What’s Wrong With the UN’s New 169 Goals
Brett Schaefer / Terry Miller /
The United Nations is quite proud of its Millennium Development Goals—the criteria it uses to measure the success of economic development programs. In a 2013 report, U.N. Secretary General Ban Ki-moon “modestly” stated that “Millennium Development Goals (MDGs) have been the most successful global anti-poverty push in history.”
Of course, this is vastly overstated.
In claiming credit for progress in fighting poverty, the United Nations confuses cause and effect. For example, three-quarters of the gains made in reducing extreme poverty are attributable to economic growth in China and India, not to any particular effort by the United Nations.
Moreover, an independent study assessing best and worst practices among aid agencies ranked U.N. agencies among the least effective performers. Given that track record, the United Nations should be the last choice for directing global aid efforts.
Still, the MDGs have succeeded in one thing: getting nations to boost spending on foreign aid. The Organization for Economic Co-operation and Development reports that official development assistance soared from $60 billion in 2000 to $167 billion in 2013.
Unfortunately, numerous studies find little evidence that increased spending of this sort leads to improved economic growth or development. And government development assistance has become increasingly less relevant as private financial flows have increased.
To recap, then, measurements such as the MDGs can help assess progress in economic development and rally additional resources to that purpose, but they do not actually drive development. This makes the United Nation’s new plans for measurement all the more alarming.
With its MDGs slated to expire at the end of this year, the U.N. General Assembly is poised to institute a new set of development criteria called Sustainable Development Goals (SDGs). Think of them as MDGs on steroids—and mush. Whereas the MDGs had eight goals with 18 targets, the SDGs, as currently drafted, establish 17 goals with 169 targets.
The targeting is different, too. MDG targets were primarily aligned with pre-existing development objectives such as improving primary school completion rates and access to safe drinking water and sanitation. Critically, they heavily focused on data, so that progress could be measured objectively.
But only some SDGs are similarly focused and measurable. Many are vague and subjective, resembling an unedited compilation of the wish lists from the entire development community.
Imprecise goals to “support,” “strengthen,” “achieve,” or “ensure” dozens of various targets populate the SDGs. Take for instance:
- “Ensure significant mobilization of resources from a variety of sources, including through enhanced development cooperation, in order to provide adequate and predictable means for developing countries, in particular least developed countries, to implement programmes and policies to end poverty in all its dimensions”
- “Strengthen efforts to protect and safeguard the world’s cultural and natural heritage”
- “Achieve the sustainable management and efficient use of natural resources.”
These are avowals of commitment, not measurable goals. The upside is that they are “achievable” because of their very vagueness.

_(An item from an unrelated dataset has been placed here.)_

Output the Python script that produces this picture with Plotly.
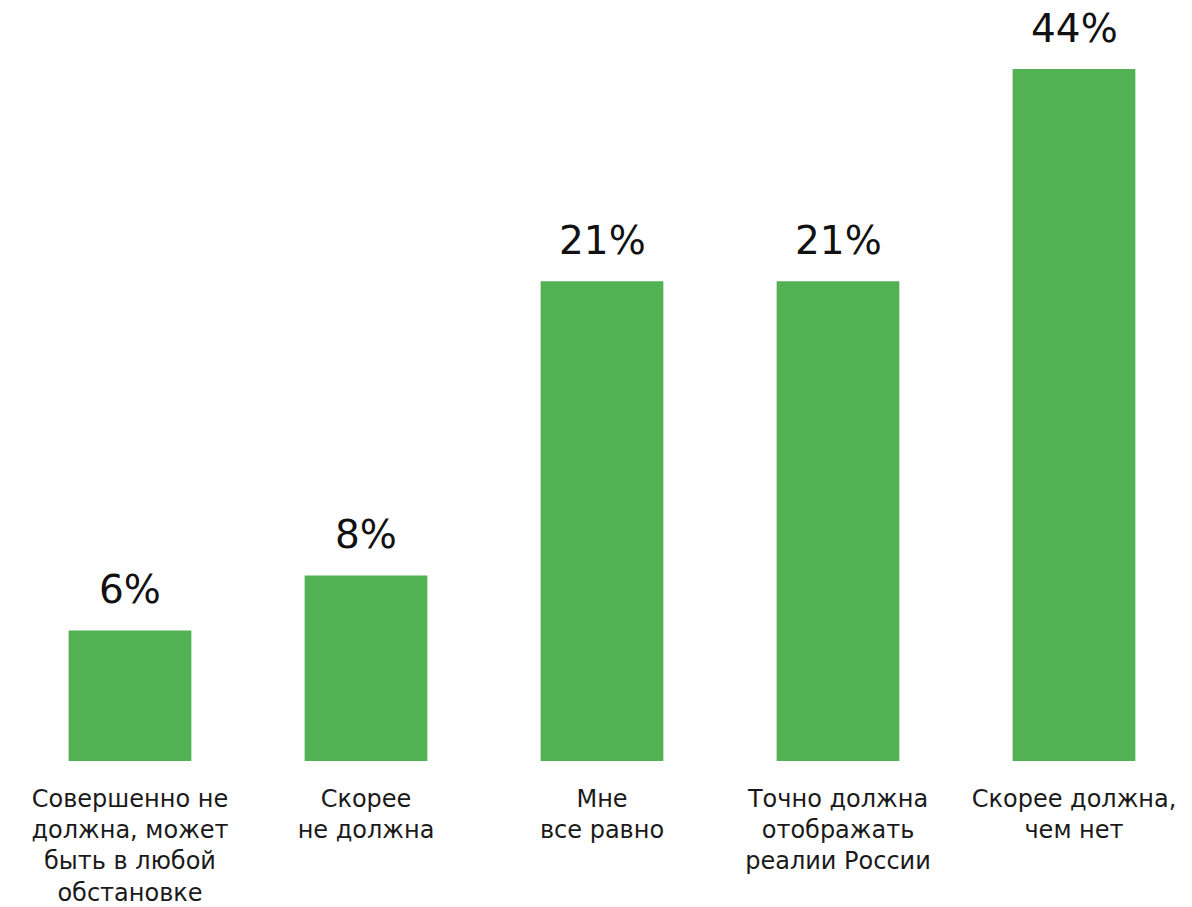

That cannot be said of other goals, which, frankly, are wishful thinking. For instance, it is not enough to improve conditions; the SDGs aim grandly to “end poverty in all its dimensions,” “end hunger,” “end child labour in all its forms,” “eliminate gender disparities,” and “eliminate all forms of violence against all women and girls in public and private spheres.”
Wonderful aspirations, yes. Realistic goals, no. As much as we try, Utopia will remain beyond our reach, and it is certain that we will never arrive there following a U.N. roadmap.
Also common are political agendas masquerading as development goals. The introduction is packed with reaffirmations of commitments to implement environmental agreements like the Rio Declaration on Environment and Development, Agenda 21, and the Plan of Implementation of the World Summit on Sustainable Development. The specific goals include calls to:
- “Ensure that all learners acquire the knowledge and skills needed to promote sustainable development, including, among others, through education for sustainable development and sustainable lifestyles, human rights, gender equality, promotion of a culture of peace and non-violence, global citizenship and appreciation of cultural diversity and of culture’s contribution to sustainable development”
- “Implement the commitment undertaken by developed-country parties to the United Nations Framework Convention on Climate Change to a goal of mobilizing jointly $100 billion annually by 2020 from all sources to address the needs of developing countries in the context of meaningful mitigation actions and transparency on implementation and fully operationalize the Green Climate Fund through its capitalization as soon as possible”
- “Ensure the full implementation of international law, as reflected in the United Nations Convention on the Law of the Sea for States parties thereto, including, where applicable, existing regional and international regimes for the conservation and sustainable use of oceans and their resources by their parties to those regimes”
Taken in whole, the SDGs are, quite simply, a mess—broadly unusable as a framework for development. They do, however, hold great promise for fulfilling the real purpose of their drafters: to justify the inevitable calls of development professionals and developing countries for more funding.
Trying to implement the SDGs will cost a fortune. According to U.N. estimates, meeting the SDGs will require $3 trillion a year.
Any guesses as to how much of the $3-trillion bill the United States will be expected to foot? No matter how generous Washington is and plans to be, at Turtle Bay the answer will always be “not enough.”